Before the name Carrie became synonymous with Manolo Blahniks (in “Sex and the City”) and national security (in “Homeland”), there was the telekinetic high school girl who had a meltdown at her prom. When Stephen King published his 1974 novel “Carrie,” the idea that a teenager could commit a mass murder at school had all the makings of fictional horror, which is why the 1976 movie directed by Brian De Palma became a classic in the genre.
But that was a different time. It’s hard to revisit “Carrie” now without seeing parallels to recent grisly school killings. The idea that a quiet outcast can snap and kill all her classmates isn’t an unpleasant fantasy. It’s ripped straight from the headlines. Bullying is a grade school security concern, and the terror after Columbine, Virginia Tech and Sandy Hook unraveled in real-time on cable TV.

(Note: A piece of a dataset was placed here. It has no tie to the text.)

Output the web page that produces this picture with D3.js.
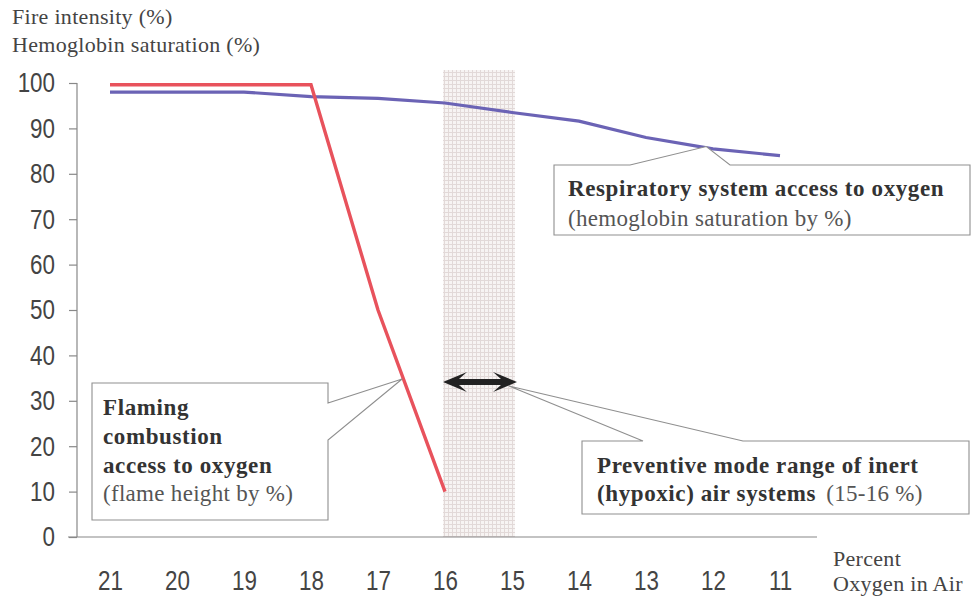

Kimberly Peirce’s remake, which opens this weekend, touches on a number of hot button topics without responsibly exploring them. This update is much gorier than the original, and it feels like an after-school special from the creators of “Saw.”
Peirce anchors all the details of her film with the same realism that made her directorial debut “Boys Don’t Cry” an indie hit in 1999. But in “Carrie’s” case, the more real the story feels, the more disturbing it becomes. The mean girls who pick on our heroine post an online video of her in the gym shower; it brings to mind the tragic bullying stories that end in suicide. When Carrie is invited to prom, she clutches her date with the painful longing of a gay teenager who has never experienced public intimacy. Her mom (played by Julianne Moore) is a religious nut who cuts herself and keeps an arsenal of butcher knives.
De Palma’s “Carrie” was paced like a horror thriller, and the school seemed to exist in an alternate universe. Sissy Spacek was an adult when she portrayed the part, but she still seemed age-appropriate. The new “Carrie” casts 16-year-old Chloe Grace Moretz, who plays the character like she’s escaped from an asylum. I don’t mean that as a hyperbole — her Carrie comes across as mentally ill. The interpretation might hew closer to King’s text, but it also adds unintended echoes to Adam Lanza, the Sandy Hook murderer. When Carrie sulks and quivers, unable to connect with anybody — even herself — it’s frightening but not in an entertaining way.
And then it’s time for prom. In the original film, the school dance was orchestrated with some restraint—De Palma wisely cut away from most of the carnage, using split screen and colored lighting to mask the gore. The audience knew that kids were suffering, but the terror came from not seeing all the grisliest details. The remake’s finale takes a different approach, which is not unexpected given the nuclear arms race for more violence in films.
It’s been almost a year since Hollywood actors came together to make a public-service announcement about gun violence after Sandy Hook. That hasn’t curbed the violence in movies like “Texas Chainsaw 3D,” “Spring Breakers” and “Machete Kills.” Many will argue, like Quentin Tarantino told NPR, that there’s no correlation between fictional violence and real violence. (And I should clarify there are no guns in “Carrie,” but that’s hardly the point.) Box office considerations aside, the bar for stories about kids dying violently should be higher now. I’m not sure what high school students will take away from the new “Carrie” if they haven’t seen the original.